The laws, which have been denounced by human rights organizations like Amnesty International as a violation of international norms, have resulted in hundreds of teen-agers being sentenced to long terms and sent to adult prisons. Since 1976, 17 people have been executed for crimes committed while they were under 18 while another 80 remain on death row.

Brazill faces 25 years to life imprisonment with no possibility of parole for killing English teacher Barry Grunow. His sentencing is scheduled for June 29.

JEB BUSH SPEAKS OUT

The Brazill conviction prompted an unusual response from Florida Gov. Jeb Bush, brother of President Bush, who said the youth should not be sentenced as an adult, even though he had been tried as one.

"There is a different standard for children. There should be sensitivity to the fact that a 14-year-old is not a little adult," he said.

Bush's intervention may reflect some recent data indicating that public support for punishing minors as adults is weakening. One public opinion poll released in March found that 72 percent believed juvenile offenders should be tried in juvenile courts.

"We may be seeing perhaps a glimmer of hope that the pendulum is beginning to swing away from these harsh policies as people become more educated about the fact that they don't work and they are unfair," said Marc Schindler, a lawyer with the Youth Law Center in Washington DC.

But there is also evidence suggesting the opposite. In California last year, voters approved a ballot proposition that required children as young as 14 to be tried in adult criminal court for murder and certain other violent crimes. A federal appeals court later ruled that part of the proposition was unconstitutional and struck it down.

Legislation was introduced in Congress twice in four years that would require tough treatment for so-called juvenile "superpredators." The bill was not enacted either time, but sponsors are scheduled to try again with a new bill next week.

Critics say treating teen-agers as if they were adults is ineffective as a deterrent, puts the young people at severe risk of abuse in prison, turns them into hardened criminals and is applied disproportionately against black teens.

In one study in Cook County, Illinois, 99 percent of the youth tried as adults were black or Hispanic. In another study of 2,584 cases in 18 jurisdictions, 82 percent of the juveniles tried as adults were minorities.

Statistics do not confirm the widely held public perception that youth crime is out of control, according to Vincent Schiraldi of the Center on Juvenile and Criminal Justice.

"There has been a wave of anti-youth sentiment but in fact, almost every way you measure it, this generation is better behaved than their baby-boomer parents.

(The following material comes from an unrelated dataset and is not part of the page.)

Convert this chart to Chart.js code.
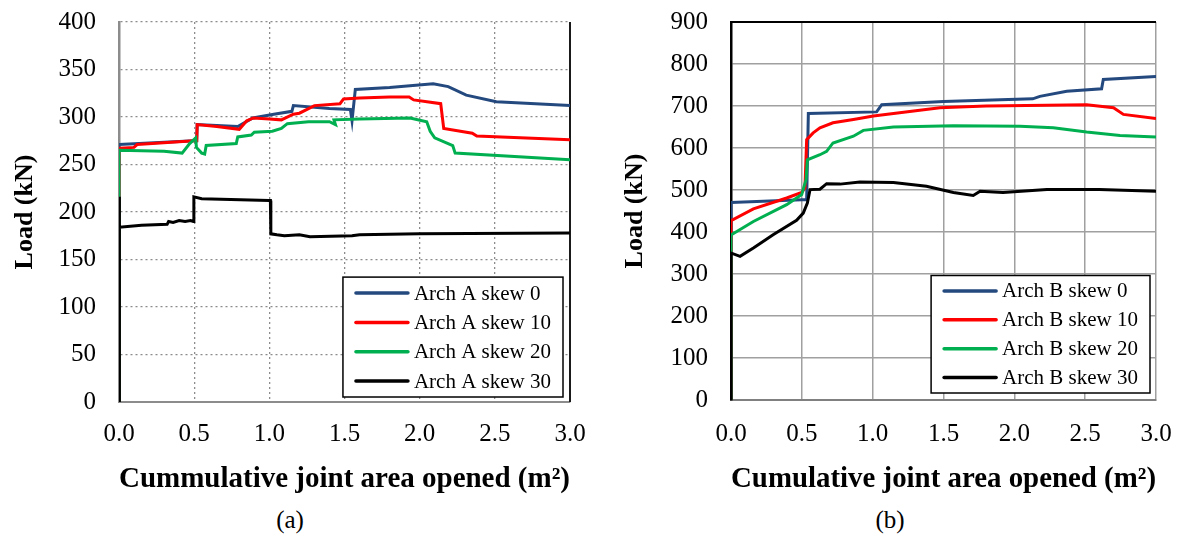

The juvenile homicide rate is the lowest it's been since 1966," he said.

FLORIDA LEADS NATION

Florida leads the nation in sending youths to adult prison, according to the Justice Policy Institute, a Washington research institute. One in three of the state's 70,000 prisoners entered the system for crimes committed when they were 17 or younger.

Last year, the state legislature passed a measure that allows 16 and 17-year-olds to be sentenced to life in prison for using a handgun in a crime.

Florida is also one of 15 states that allows prosecutors rather than judges to decide whether a child should be tried as an adult. Critics say that kind of leeway tempts prosecutors, who may be trying to build political careers, to grandstand by going after young offenders and saying they are "tough on crime."

Palm Beach prosecutor Barry Krischer, who was running for re-election at the time he was handling the Brazill case, commissioned a private poll last year asking whether juveniles accused of murder should be charged as adults, his spokesman told the Palm Beach Post this month.

Krischer said he had no choice but to try Brazill as an adult because there was no sentence in the juvenile justice system sufficiently severe for the crime he had committed.

Several studies have found that juveniles prosecuted as adults are more likely to commit another crime than those handled by the juvenile justice system. Youths put into adult prisons are also 7.7 times more likely to commit suicide and five times more likely to be raped than those held in juvenile facilities.